I’d like to close this reflection with my attachment to my childhood liminality and empty space of Bugs Bunny. This video shares some of the bare and haunting background and yeobaek on which the manic imaginings of Bugs and the Roadrunner take place. I like to stop and look at my own background and yeobaek instead of my self as the center of the story. I like this graceful exit to look back into the room, the space of my life and say ‘Ah. Yes. I see nothing,’ and be OK with that.


For some activities this month, I invite you to write:

  • a letter to your future teacher-self

  • answer: “What are you ready to lay down? What will you carry forward?”

A graceful exit doesn’t mean vanishing. It means leaving with presence.
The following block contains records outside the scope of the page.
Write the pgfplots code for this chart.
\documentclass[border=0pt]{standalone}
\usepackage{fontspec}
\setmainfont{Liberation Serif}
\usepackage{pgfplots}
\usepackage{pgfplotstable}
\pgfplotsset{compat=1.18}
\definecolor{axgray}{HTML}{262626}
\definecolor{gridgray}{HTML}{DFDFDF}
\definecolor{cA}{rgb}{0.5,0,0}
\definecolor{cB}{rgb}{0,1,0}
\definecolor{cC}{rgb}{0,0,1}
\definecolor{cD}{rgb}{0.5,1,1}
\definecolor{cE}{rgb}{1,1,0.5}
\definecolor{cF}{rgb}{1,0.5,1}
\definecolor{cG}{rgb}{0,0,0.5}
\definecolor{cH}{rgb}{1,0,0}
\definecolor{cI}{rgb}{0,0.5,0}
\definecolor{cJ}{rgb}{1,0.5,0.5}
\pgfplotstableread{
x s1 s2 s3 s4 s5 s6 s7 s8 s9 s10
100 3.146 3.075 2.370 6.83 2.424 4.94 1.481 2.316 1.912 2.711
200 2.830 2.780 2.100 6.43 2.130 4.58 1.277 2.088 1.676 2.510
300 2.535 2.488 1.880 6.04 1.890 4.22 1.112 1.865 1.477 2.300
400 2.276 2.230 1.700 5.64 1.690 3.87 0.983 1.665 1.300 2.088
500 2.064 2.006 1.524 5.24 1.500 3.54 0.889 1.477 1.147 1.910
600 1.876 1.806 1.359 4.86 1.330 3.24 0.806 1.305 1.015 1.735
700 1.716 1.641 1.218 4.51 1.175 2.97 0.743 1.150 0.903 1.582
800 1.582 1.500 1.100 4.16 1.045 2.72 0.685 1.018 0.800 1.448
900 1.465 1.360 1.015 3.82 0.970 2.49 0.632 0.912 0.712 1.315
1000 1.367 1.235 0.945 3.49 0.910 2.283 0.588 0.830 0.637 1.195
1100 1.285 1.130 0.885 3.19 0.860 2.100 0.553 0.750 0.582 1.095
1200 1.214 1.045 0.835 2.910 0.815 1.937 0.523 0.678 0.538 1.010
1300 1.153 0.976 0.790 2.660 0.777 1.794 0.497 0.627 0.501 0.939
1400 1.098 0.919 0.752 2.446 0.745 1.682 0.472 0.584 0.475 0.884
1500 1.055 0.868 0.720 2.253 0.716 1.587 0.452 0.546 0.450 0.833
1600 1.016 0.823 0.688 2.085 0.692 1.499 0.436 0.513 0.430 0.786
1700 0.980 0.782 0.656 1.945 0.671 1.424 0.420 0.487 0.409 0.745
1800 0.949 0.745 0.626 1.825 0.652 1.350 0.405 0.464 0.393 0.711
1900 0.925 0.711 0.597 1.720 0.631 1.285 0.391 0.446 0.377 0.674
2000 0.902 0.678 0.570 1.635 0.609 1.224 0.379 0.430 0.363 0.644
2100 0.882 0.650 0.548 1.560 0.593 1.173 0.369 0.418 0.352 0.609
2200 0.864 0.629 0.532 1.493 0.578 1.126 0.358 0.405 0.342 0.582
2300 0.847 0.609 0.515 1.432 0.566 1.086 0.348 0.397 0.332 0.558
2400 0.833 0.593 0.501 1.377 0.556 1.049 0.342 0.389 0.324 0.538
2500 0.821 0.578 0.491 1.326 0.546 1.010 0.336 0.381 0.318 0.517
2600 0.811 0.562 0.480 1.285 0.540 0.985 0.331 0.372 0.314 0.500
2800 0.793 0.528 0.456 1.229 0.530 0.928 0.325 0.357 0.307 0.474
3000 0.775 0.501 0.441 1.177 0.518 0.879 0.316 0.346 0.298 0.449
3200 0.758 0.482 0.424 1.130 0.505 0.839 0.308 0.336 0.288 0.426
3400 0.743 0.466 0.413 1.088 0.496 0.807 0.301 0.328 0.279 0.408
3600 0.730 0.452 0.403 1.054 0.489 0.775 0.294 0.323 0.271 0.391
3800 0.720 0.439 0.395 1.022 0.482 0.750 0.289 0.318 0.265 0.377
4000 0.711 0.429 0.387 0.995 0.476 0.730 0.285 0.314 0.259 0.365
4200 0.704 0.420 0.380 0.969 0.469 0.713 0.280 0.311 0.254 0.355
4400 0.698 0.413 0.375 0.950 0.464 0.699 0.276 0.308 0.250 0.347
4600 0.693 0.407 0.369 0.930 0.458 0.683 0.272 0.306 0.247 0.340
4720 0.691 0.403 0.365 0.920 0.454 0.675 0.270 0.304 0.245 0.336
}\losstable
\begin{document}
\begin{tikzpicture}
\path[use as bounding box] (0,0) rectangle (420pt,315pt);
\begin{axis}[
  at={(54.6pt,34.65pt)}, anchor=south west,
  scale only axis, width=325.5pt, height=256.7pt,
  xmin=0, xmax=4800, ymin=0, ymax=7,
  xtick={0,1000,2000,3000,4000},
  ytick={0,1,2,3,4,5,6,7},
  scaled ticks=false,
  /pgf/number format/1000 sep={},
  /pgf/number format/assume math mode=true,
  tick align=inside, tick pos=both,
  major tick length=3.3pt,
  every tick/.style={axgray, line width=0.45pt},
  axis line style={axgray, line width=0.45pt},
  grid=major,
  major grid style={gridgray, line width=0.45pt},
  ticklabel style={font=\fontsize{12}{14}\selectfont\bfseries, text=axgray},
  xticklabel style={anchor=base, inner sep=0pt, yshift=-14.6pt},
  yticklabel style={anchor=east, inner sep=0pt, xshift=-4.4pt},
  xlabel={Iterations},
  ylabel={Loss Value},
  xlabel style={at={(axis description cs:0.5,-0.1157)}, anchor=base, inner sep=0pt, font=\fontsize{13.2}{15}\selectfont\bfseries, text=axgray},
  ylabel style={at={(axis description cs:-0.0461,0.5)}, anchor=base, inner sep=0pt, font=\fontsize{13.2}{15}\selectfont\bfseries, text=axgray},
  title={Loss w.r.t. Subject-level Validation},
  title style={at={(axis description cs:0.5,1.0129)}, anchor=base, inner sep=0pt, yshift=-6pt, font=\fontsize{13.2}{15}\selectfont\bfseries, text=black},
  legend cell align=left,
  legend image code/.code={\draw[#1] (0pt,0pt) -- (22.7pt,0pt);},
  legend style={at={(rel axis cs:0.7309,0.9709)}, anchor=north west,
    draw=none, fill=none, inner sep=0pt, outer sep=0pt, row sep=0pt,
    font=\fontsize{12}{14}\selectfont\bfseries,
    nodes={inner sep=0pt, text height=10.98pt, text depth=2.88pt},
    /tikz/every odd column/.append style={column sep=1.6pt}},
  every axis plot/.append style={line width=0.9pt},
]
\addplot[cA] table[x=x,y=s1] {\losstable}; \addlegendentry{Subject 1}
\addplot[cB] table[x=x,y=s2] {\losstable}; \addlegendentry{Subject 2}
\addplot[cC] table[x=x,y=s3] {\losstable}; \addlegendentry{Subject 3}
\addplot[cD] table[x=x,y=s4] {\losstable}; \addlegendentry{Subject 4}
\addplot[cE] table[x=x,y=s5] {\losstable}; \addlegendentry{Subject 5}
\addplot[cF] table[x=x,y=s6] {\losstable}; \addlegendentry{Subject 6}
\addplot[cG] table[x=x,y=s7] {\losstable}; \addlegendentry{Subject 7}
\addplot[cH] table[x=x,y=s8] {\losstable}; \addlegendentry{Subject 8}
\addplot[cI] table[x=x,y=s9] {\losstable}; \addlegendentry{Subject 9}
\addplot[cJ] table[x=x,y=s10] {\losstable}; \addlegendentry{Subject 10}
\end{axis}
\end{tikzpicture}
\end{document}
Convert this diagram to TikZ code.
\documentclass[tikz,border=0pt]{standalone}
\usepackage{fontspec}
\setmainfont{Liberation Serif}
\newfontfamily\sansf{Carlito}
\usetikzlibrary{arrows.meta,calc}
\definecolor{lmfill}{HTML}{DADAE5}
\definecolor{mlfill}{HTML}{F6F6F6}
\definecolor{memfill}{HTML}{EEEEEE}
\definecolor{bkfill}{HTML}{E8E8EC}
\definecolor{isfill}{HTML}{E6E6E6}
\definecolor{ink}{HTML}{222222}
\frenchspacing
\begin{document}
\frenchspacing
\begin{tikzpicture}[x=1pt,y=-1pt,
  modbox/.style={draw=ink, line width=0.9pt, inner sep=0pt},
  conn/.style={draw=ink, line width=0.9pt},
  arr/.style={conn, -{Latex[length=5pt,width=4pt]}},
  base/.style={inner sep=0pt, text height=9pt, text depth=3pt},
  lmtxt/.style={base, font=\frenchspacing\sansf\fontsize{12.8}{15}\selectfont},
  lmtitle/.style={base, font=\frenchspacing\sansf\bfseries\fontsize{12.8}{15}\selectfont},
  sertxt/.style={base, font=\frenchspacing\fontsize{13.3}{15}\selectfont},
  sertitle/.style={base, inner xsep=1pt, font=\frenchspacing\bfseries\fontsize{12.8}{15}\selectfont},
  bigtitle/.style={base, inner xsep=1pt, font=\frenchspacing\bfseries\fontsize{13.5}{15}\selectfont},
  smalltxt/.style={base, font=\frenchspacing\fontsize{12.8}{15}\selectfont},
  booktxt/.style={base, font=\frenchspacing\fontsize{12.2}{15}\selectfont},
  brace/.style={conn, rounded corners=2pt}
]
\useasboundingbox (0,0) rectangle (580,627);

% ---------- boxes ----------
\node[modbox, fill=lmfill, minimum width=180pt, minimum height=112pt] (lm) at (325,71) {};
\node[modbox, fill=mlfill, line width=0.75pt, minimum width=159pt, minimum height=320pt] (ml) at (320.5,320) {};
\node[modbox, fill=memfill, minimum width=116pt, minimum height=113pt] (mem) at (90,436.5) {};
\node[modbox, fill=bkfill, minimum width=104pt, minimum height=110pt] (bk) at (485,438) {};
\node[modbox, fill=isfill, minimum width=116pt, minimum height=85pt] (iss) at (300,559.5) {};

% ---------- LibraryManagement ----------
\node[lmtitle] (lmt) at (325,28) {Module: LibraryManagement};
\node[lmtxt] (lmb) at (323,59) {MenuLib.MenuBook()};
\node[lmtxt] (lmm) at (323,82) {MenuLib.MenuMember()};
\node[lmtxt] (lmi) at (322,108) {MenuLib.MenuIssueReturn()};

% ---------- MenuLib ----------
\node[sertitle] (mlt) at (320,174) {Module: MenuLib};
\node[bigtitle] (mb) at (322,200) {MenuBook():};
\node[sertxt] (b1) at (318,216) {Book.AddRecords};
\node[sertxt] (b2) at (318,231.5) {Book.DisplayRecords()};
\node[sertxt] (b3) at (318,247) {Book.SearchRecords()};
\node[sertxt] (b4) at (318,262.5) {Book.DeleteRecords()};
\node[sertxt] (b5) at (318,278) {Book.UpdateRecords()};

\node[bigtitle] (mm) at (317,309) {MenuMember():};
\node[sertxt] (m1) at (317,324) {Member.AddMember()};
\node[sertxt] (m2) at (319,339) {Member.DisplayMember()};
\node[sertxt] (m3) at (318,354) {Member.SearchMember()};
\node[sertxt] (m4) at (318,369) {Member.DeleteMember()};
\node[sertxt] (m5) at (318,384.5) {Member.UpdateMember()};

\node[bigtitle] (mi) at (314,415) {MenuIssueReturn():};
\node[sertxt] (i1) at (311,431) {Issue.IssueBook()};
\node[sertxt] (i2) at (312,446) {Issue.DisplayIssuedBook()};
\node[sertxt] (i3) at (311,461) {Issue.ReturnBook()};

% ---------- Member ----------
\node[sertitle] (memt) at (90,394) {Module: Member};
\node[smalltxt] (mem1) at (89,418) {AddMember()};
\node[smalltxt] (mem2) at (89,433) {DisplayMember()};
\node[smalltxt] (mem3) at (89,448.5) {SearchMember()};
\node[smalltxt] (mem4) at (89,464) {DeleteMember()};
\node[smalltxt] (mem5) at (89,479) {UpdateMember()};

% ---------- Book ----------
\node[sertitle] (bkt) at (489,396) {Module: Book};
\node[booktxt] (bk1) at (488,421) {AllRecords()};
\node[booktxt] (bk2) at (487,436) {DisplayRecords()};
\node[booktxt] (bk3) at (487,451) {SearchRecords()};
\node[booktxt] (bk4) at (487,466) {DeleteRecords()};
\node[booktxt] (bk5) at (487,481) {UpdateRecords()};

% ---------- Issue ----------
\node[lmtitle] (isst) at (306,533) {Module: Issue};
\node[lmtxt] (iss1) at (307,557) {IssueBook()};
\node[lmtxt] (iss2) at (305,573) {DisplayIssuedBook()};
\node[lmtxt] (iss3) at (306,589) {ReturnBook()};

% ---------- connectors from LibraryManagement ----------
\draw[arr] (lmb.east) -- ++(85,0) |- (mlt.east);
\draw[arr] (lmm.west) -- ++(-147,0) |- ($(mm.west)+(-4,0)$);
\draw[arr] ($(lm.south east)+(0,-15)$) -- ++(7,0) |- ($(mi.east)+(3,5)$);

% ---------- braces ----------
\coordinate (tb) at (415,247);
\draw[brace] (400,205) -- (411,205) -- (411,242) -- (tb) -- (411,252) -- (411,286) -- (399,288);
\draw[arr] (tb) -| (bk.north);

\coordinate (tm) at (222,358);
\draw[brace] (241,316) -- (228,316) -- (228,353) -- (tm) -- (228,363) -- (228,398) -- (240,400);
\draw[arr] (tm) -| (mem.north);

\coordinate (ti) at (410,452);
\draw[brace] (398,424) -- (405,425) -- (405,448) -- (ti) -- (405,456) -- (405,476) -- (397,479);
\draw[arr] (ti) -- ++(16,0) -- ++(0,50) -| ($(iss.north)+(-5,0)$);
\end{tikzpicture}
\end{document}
It means pausing to honor the arc of what we’ve shared before we step into what comes next. For me, that looks like gratitude for this experiment, for the stories and silences, for the gentle resistance and reimagining practiced.

As we enter this final session, I invite you to reflect:

  • What has this season of gathering opened in you?

  • What roles or stories are you ready to lay down as 2025 comes to a close?

  • How might you practice your own version of a graceful exit?

Perhaps the most graceful exit is one that lingers like silence after poetry — spacious, alive, and waiting for what comes next.


This series will continue in 2026 on a quarterly basis.